Bu hedeflerin gerçekleşebilmesi adına Avrupa Komisyonu, kıtada faaliyet gösteren tüm otomobil firmalarının fosil yakıtlı araç üretimini 2035’e kadar sonlandırmasını bekliyor. Ayrıca bu firmaların, üretimde de doğa dostu endüstri modellerine geçmeleri ve karbon salınımını minimuma indirmeleri gerektiğinin altını çiziyor. Ancak, bu konuda Avrupalı otomobil üreticilerinin beyanları da bir o kadar önemli.

4. Avrupalı Otomobil Üreticilerinin Sıfır Emisyon Hedefi…

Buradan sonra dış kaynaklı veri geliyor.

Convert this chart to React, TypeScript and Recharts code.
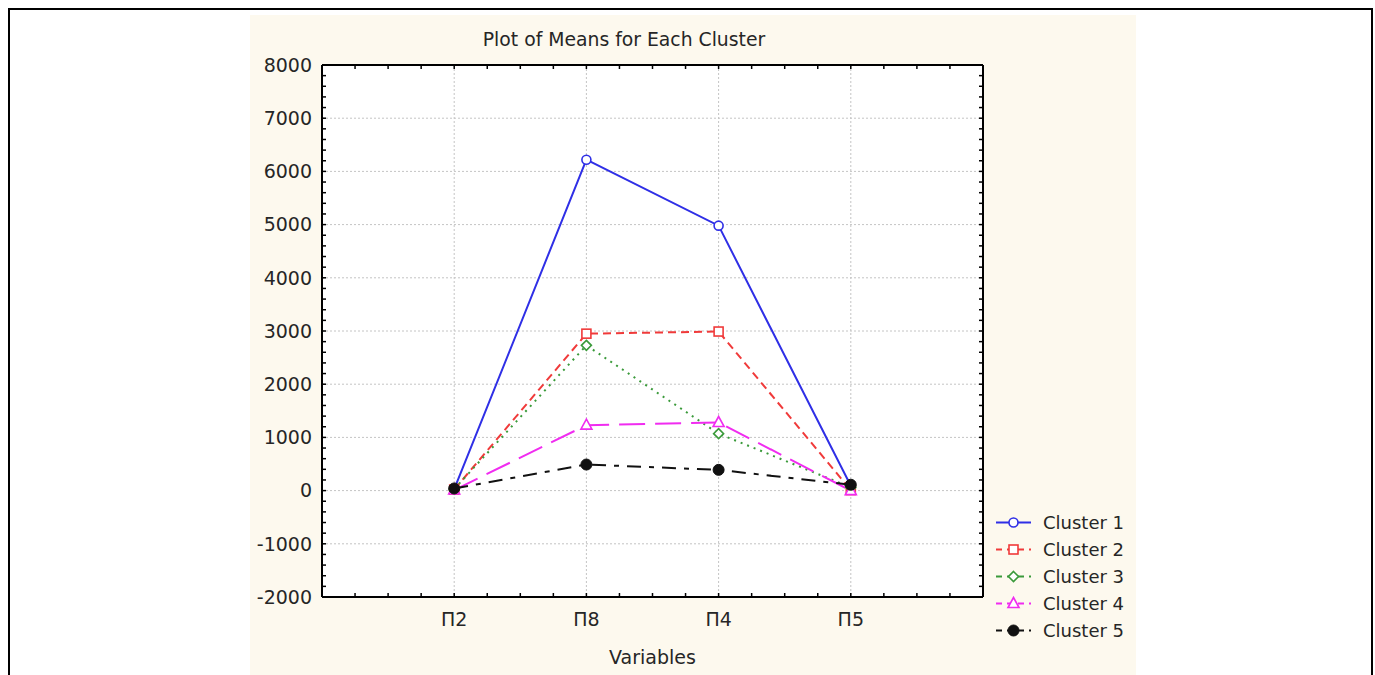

Avrupa Otomobil Üreticileri Birliği (ACEA) tarafından yapılan açıklama, AB’nin öne sürdüğü bu hedeflerin kendilerini zorlayacağı yönünde. Ayrıca EV şarj istasyonlarının da Hollanda, Fransa ve Almanya olmak üzere sadece üç ülkede yaygın olduğunu vurgulayan ACEA, bu konuda kıta genelindeki şarj altyapısı çalışmalarının yeterli olmadığına dikkat çekiyor.
ACEA cephesinden gelen tüm bu açıklamalar bir yana, kuruluşa üye firmalar Ar-Ge yatırımlarının halihazırda önemli bir kısmını karbon emisyonunu sıfıra indirmek için harcıyor. Kuruluş, AB’nin stratejik yol haritası için yatırımlarını ve ortak hedeflerini giderek daha da çeşitlendirmeyi hedefliyor. Ancak araç tercihi konusunda son sözün elbette tüketicide olduğunu da özellikle belirtiyor.

5. Avrupa’dan, EV’ye Yönelik Bir Adım Daha!

Alıcıların kararlarında, araçların teknolojileri ve bölge düzeyindeki şarj altyapıları kadar, batarya teknolojilerinin de önemli bir rol oynayacağını unutmamak gerekiyor. Neyse ki AB, 2025’e kadar lityum-iyon batarya üretiminde Çin’den sonra en büyük ikinci üretici olma hedefini de açıklayarak, bu konuda da önemli bir atılım gerçekleştirdi!
AB’nin atacağı adımlar ve elektrikli araçların sağladığı avantajlar, umuyoruz ki dünya genelinde EV kullanım oranında ciddi bir artış sağlayabilir. Hemen hemen tüm otomotiv devlerinin kıtada toplandığı düşünülürse, olumlu düşünmek için çok neden var!